Knapp was in seventh grade when his queerness and nonconformity transformed him from an “outgoing, popular, naive little limpet” into a constant target of bullies and jocks. Embracing his status, he found a home among “the thespians, the smokers, punks, mods, the Wave-os” and in the local ballet studio, where he could express his emerging self. His parents, a kindergarten teacher and a college music professor in the town of Corvallis, Oregon, were well-meaning people who had little idea of how to deal with their maverick son except to be carefully willing to let him distance himself from them. Recognizing this offer of freedom as a form of rejection, the author explored his emerging sexuality and his art, concealing his self-consciousness with “eyeliner and a lotta what-have-yous.” He eventually abandoned the security of his family home and ran to Portland, where he became part of the desperate and thrilling community of the “lost, those who’d evicted hope.” High on a cocktail of artistic camaraderie, sexual discovery, the “tangible magic” of dance, and the dangers of the emerging AIDS epidemic and homophobic violence, he turned experience into movement. Knapp’s prose is energetic, defiant, and roguishly cadenced, as he evokes the youthful state of being “teenager know-it-all strong,” driven by cacoethes, the urge toward the inadvisable.
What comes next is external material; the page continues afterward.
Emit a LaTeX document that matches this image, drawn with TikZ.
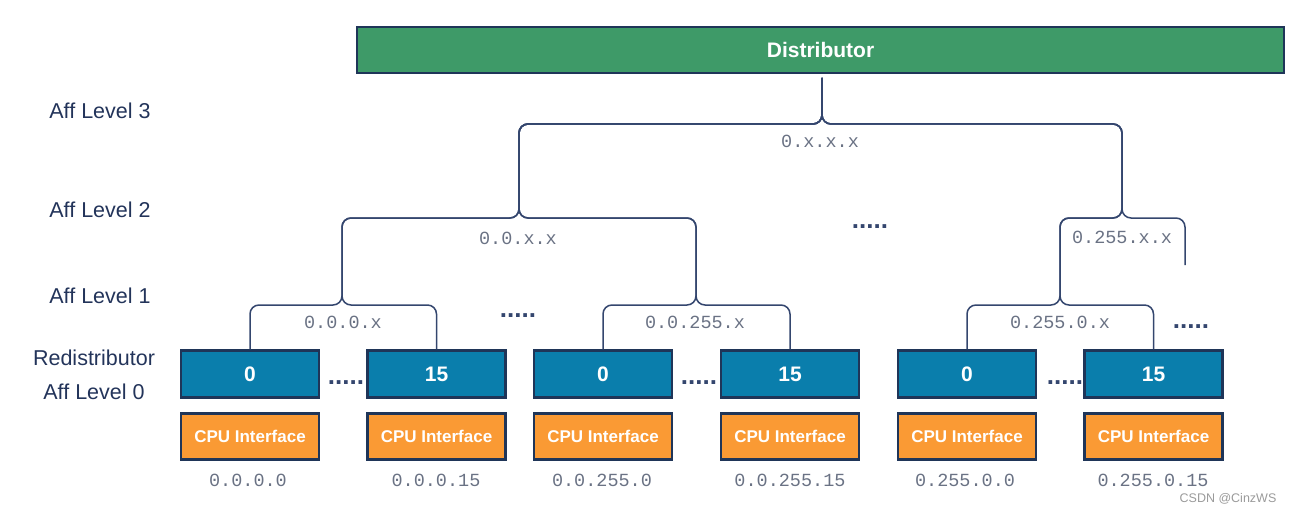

He is especially successful in conveying his transcendent love of the freedom of dance and his rebellion against the snooty strictures of conventional ballet’s efforts to turn him into a “Ken doll forklift.” The short, cacophonous narrative is satisfyingly taut up to the final pages, where it ends with a jarring abruptness just as it takes a dark turn into sexual violence.
While the ending feels rushed, this lively account of youth culture adroitly evokes its time.